Le médicament est sans doute le secteur avec lequel le gouvernement espère, comme c'est souvent le cas, se procurer de belles économies. Plusieurs pistes sont privilégiées par les pouvoirs publics.
Médicament : la taxe sur la promotion doublée ?
L'une est certaine ou presque : il s'agirait de doubler la taxe sur la promotion qui frappe surtout la visite médicale. Aujourd'hui, cette taxe rapporte 200 millions d'euros par an : le gouvernement envisage carrément de la doubler pour obtenir 200 millions supplémentaires. Certains échos laissent cependant penser qu'il se montrerait moins gourmand en « se contentant » d'un revenu complémentaire de 150 millions d'euros.

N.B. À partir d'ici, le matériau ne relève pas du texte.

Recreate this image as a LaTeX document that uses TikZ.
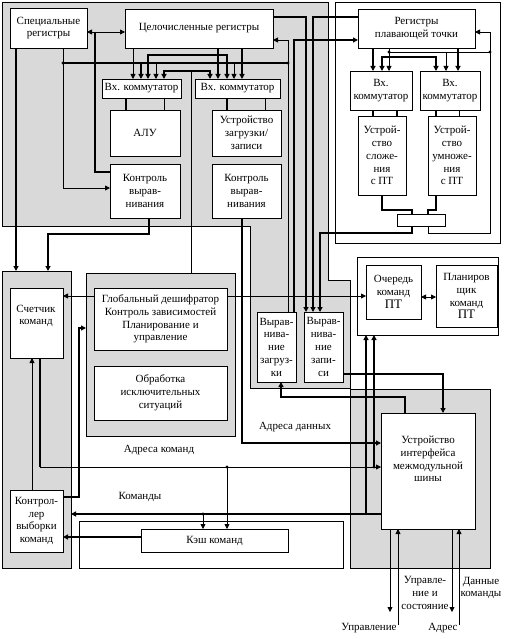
\documentclass[tikz,border=0pt]{standalone}
\usepackage{fontspec}
\setmainfont{Liberation Serif}
\usetikzlibrary{arrows.meta,calc}
\tikzset{
  zone/.style={draw,fill=black!15,line width=0.6pt,inner sep=0pt,outer sep=0pt,anchor=north west},
  frame/.style={draw,fill=white,line width=0.6pt,inner sep=0pt,outer sep=0pt,anchor=north west},
  blk/.style={draw,fill=white,line width=0.7pt,align=center,inner sep=0pt,outer sep=0pt,anchor=north west},
  txt/.style={align=center,inner sep=0pt},
  thn/.style={line width=0.8pt},
  thk/.style={line width=2.4pt},
  arr/.style={-{Triangle[length=5pt,width=5pt]}},
  arrs/.style={{Triangle[length=5pt,width=5pt]}-{Triangle[length=5pt,width=5pt]}}
}
\begin{document}
\begin{tikzpicture}[x=1pt,y=-1pt,font=\fontsize{11}{12.8}\selectfont]
  \useasboundingbox (0,0) rectangle (507,639);
  % gray areas and frames
  \draw[zone] (2,2) -- (328,2) -- (328,280) -- (350,280) -- (350,388) -- (250,388) -- (250,226) -- (2,226) -- cycle;
  \node[zone,minimum width=140,minimum height=179] (busz) at (350,389) {};
  \node[zone,minimum width=69,minimum height=297] (lcol) at (2,271) {};
  \node[zone,minimum width=149,minimum height=163] (decz) at (86,273) {};
  \node[frame,minimum width=165,minimum height=241] (fpfr) at (335,2) {};
  \node[frame,minimum width=141,minimum height=78] (qfr) at (357,257) {};
  \node[frame,minimum width=264,minimum height=47] (cfr) at (79,521) {};

  % integer unit
  \node[blk,minimum width=77,minimum height=40] (spec) at (10,8) {Специальные\\регистры};
  \node[blk,minimum width=148,minimum height=39] (ireg) at (125,9) {Целочисленные регистры};
  \node[blk,minimum width=79,minimum height=19] (icom1) at (102,79) {Вх. коммутатор};
  \node[blk,minimum width=85,minimum height=19] (icom2) at (195,79) {Вх. коммутатор};
  \node[blk,minimum width=70,minimum height=46] (alu) at (110,110) {АЛУ};
  \node[blk,minimum width=69,minimum height=46] (lsu) at (212,110) {Устройство\\загрузки/\\записи};
  \node[blk,minimum width=70,minimum height=54] (chk1) at (110,164) {Контроль\\вырав-\\нивания};
  \node[blk,minimum width=69,minimum height=54] (chk2) at (212,164) {Контроль\\вырав-\\нивания};

  % floating point unit
  \node[blk,minimum width=117,minimum height=39] (freg) at (358,9) {Регистры\\плавающей точки};
  \node[blk,minimum width=62,minimum height=39] (fcom1) at (350,71) {Вх.\\коммутатор};
  \node[blk,minimum width=60,minimum height=39] (fcom2) at (420,71) {Вх.\\коммутатор};
  \node[blk,minimum width=48,minimum height=79] (fadd) at (358,116) {Устрой-\\ство\\сложе-\\ния\\с ПТ};
  \node[blk,minimum width=48,minimum height=79] (fmul) at (428,116) {Устрой-\\ство\\умноже-\\ния\\с ПТ};
  \node[blk,minimum width=48,minimum height=12] (fsel) at (397,214) {};
  \node[blk,minimum width=55,minimum height=54] (fq) at (366,265) {Очередь\\команд\\{\fontsize{13}{14}\selectfont ПТ}};
  \node[blk,minimum width=61,minimum height=62] (fsch) at (436,265) {Планиров\\щик\\команд\\{\fontsize{13}{14}\selectfont ПТ}};

  % alignment
  \node[blk,minimum width=39,minimum height=70] (ldal) at (257,312) {Вырав-\\нива-\\ние\\загруз-\\ки};
  \node[blk,minimum width=39,minimum height=70] (stal) at (304,312) {Вырав-\\нива-\\ние\\запи-\\си};

  % fetch and control
  \node[blk,minimum width=53,minimum height=70] (pc) at (10,288) {};
  \node[txt] (pct) at (36,316) {Счетчик\\команд};
  \node[blk,minimum width=133,minimum height=62] (dec) at (94,288) {Глобальный дешифратор\\Контроль зависимостей\\Планирование и\\управление};
  \node[blk,minimum width=133,minimum height=54] (exc) at (94,366) {Обработка\\исключительных\\ситуаций};
  \node[blk,minimum width=53,minimum height=62] (ifu) at (10,490) {Контрол-\\лер\\выборки\\команд};
  \node[blk,minimum width=147,minimum height=23] (icache) at (141,529) {Кэш команд};
  \node[blk,minimum width=94,minimum height=116] (biu) at (381,413) {};
  \node[txt] (biut) at (428,459) {Устройство\\интерфейса\\межмодульной\\шины};

  % labels
  \node[txt] (lbia) at (159,450) {Адреса команд};
  \node[txt] (lbi) at (140,497) {Команды};
  \node[txt] (lbda) at (295,427) {Адреса данных};
  \node[txt] (lbcs) at (425,593) {Управле-\\ние и\\состояние};
  \node[txt] (lbdc) at (481,588) {Данные\\команды};
  \node[txt] (lbc) at (369,628) {Управление};
  \node[txt] (lba) at (443,628) {Адрес};

  % free ends
  \coordinate (ctlout) at (390,612);
  \coordinate (ctlin) at (398,625);
  \coordinate (adrout) at (452,612);
  \coordinate (datin) at (459,625);

  % integer unit wiring
  \draw[thn,arrs] (spec.east |- 0,32) -- (ireg.west |- 0,32);
  \draw[thk] (95,32) |- (chk1.west |- 0,172);
  \draw[thn,arr] (spec.south -| 63,0) |- (chk1.west |- 0,188);
  \draw[thk,arr] (spec.south -| 16,0) -- (lcol.north -| 16,0);
  \draw[thk,arr] (chk1.south -| 149,0) |- (48,234) -- (lcol.north -| 48,0);
  \draw[thk] (63,63) -- (288,63);
  \fill (63,63) circle (1.6) (288,63) circle (1.6);
  \draw[thn,arr] (ireg.south -| 133,0) -- (icom1.north -| 133,0);
  \draw[thk,arr] (141,63) -- (icom1.north -| 141,0);
  \draw[thk,arrs] (icom1.north -| 148,0) |- (227,55) -- (icom2.north -| 227,0);
  \draw[thn,arr] (156,63) -- (icom1.north -| 156,0);
  \draw[thk,arrs] (icom1.north -| 164,0) |- (210,71) -- (icom2.north -| 210,0);
  \draw[thk,arr] (ireg.south -| 218,0) -- (icom2.north -| 218,0);
  \draw[thn,arr] (234,63) -- (icom2.north -| 234,0);
  \draw[thk,arr] (ireg.south -| 242,0) -- (icom2.north -| 242,0);
  \draw[thn] (191,71) -- (decz.north -| 191,0);
  \draw[thk] (icom1.south -| 126,0) -- (alu.north -| 126,0);
  \draw[thn] (icom1.south -| 164,0) -- (alu.north -| 164,0);
  \draw[thk] (icom2.south -| 227,0) -- (lsu.north -| 227,0);
  \draw[thn] (icom2.south -| 265,0) -- (lsu.north -| 265,0);
  \draw[thk,arr] (chk2.south -| 242,0) |- (biu.west |- 0,443);

  % registers <-> alignment
  \draw[thk,arr] (ireg.east |- 0,17) -| (stal.north -| 306,0);
  \draw[thk,arr] (freg.west |- 0,17) -| (stal.north -| 313,0);
  \draw[thn,arr] (ldal.north -| 288,0) |- (ireg.east |- 0,40);
  \draw[thk,arr] (ldal.north -| 294,0) |- (freg.west |- 0,40);

  % floating point wiring
  \draw[thk,arr] (freg.south -| 373,0) -- (fcom1.north -| 373,0);
  \draw[thn,arr] (freg.south -| 389,0) -- (fcom1.north -| 389,0);
  \draw[thk,arrs] (fcom1.north -| 382,0) |- (436,57) -- (fcom2.north -| 436,0);
  \draw[thn] (389,52) -- (490,52);
  \fill (389,52) circle (1.6) (490,52) circle (1.6);
  \draw[thn,arr] (446,52) -- (fcom2.north -| 446,0);
  \draw[thk,arr] (freg.south -| 458,0) -- (fcom2.north -| 458,0);
  \draw[thk] (fcom1.south -| 373,0) -- (fadd.north -| 373,0);
  \draw[thk] (fcom1.south -| 397,0) -- (fadd.north -| 397,0);
  \draw[thk] (fcom2.south -| 436,0) -- (fmul.north -| 436,0);
  \draw[thn] (fcom2.south -| 459,0) -- (fmul.north -| 459,0);
  \draw[thk] (fadd.south -| 382,0) |- (412,210) -- (fsel.north -| 412,0);
  \draw[thk] (fmul.south -| 436,0) |- (428,210) -- (fsel.north -| 428,0);
  \draw[thk,arr] (fsel.south -| 412,0) |- (320,233) -- (stal.north -| 320,0);
  \draw[thn,arr] (fsel.south -| 428,0) |- (490,233) -- (490,32) -- (freg.east |- 0,32);

  % queue
  \draw[thn,arrs] (fq.east |- 0,297) -- (fsch.west |- 0,297);
  \draw[thn,arr] (dec.east |- 0,296) -- (fq.west |- 0,296);
  \draw[thn,arr] (dec.west |- 0,296) -- (pc.east |- 0,296);
  \draw[thk,arr] (374,467) -- (qfr.south -| 374,0);
  \draw[thk,arr] (366,514) -- (qfr.south -| 366,0);

  % alignment <-> bus interface
  \draw[thk,arr] (stal.east |- 0,374) -| (biu.north -| 443,0);
  \draw[thk,arr] (biu.north -| 405,0) |- (281,397) -- (ldal.south -| 281,0);

  % fetch
  \draw[thk,arr] (ifu.east |- 0,497) -| (79,328) -- (decz.west |- 0,328);
  \draw[thn,arr] (ifu.north -| 32,0) -- (pc.south -| 32,0);
  \draw[thk] (pc.south -| 40,0) -- (40,467);
  \draw[thn,arr] (40,467) -- (biu.west |- 0,467);
  \draw[thn,arr] (227,467) -- (icache.north -| 227,0);
  \draw[thk,arr] (biu.west |- 0,514) -- (lcol.east |- 0,514);
  \draw[thn,arr] (203,514) -- (icache.north -| 203,0);
  \draw[thk,arr] (icache.west |- 0,537) -- (ifu.east |- 0,537);
  \fill (227,467) circle (1.6) (203,514) circle (1.6) (374,467) circle (1.6);

  % external bus
  \draw[thn,arr] (biu.south -| 390,0) -- (ctlout);
  \draw[thn,arr] (ctlin) -- (biu.south -| 398,0);
  \draw[thn,arr] (biu.south -| 452,0) -- (adrout);
  \draw[thn,arr] (datin) -- (biu.south -| 459,0);
\end{tikzpicture}
\end{document}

Autre mesure envisagée : l'abaissement du remboursement des médicaments homéopathiques. Mais le gouvernement hésitait encore cette semaine. Le danger est que l'on assiste alors à certains transferts de prescriptions vers des médicaments allopathiques ; risque faible en vérité, tant les partisans de l'homéopathie sont attachés à cette médication. Mais surtout beaucoup, parmi eux, tentaient encore de convaincre le gouvernement que le jeu n'en valait pas la chandelle. Il est vrai que les économies resteraient limitées : les médicaments homéopathiques coûtent aujourd'hui 150 millions d'euros à l'assurance-maladie ; abaisser le remboursement de 65 à 35 % reviendrait à réaliser une économie de 70 millions. Peut-être n'y a-t-il pas de petites économies.
Le gouvernement étudie aussi la réduction des taux de remboursement de certains médicaments au service médical rendu (SMR) modéré et de procéder à de nouveaux déremboursements pour les spécialités à SMR faible. Pour éviter que des recours en Conseil d'Etat n'annulent, comme cela se fait périodiquement, de telles mesures, le gouvernement va légaliser cette procédure dans le PLFSS 2004.
A l'étude encore : la fin de la liberté des prix des médicaments destinés aux hôpitaux.
Enfin, on ne négligera pas les rumeurs qui annoncent l'application d'un forfait par boîte de médicament, fixé à 0,50 euros. Une mesure qui pourrait rapporter selon certains experts jusqu'à 1 milliard d'euros. La manne serait intéressante, mais la disposition serait très impopulaire. Car si les taxes sur le tabac et les alcools forts ne devaient pas être vraiment contestées, du moins officiellement, l'application du forfait par boîte de médicament, à la charge du patient, risque de soulever des remous dans l'opinion, dont le gouvernement se passerait bien en ce moment.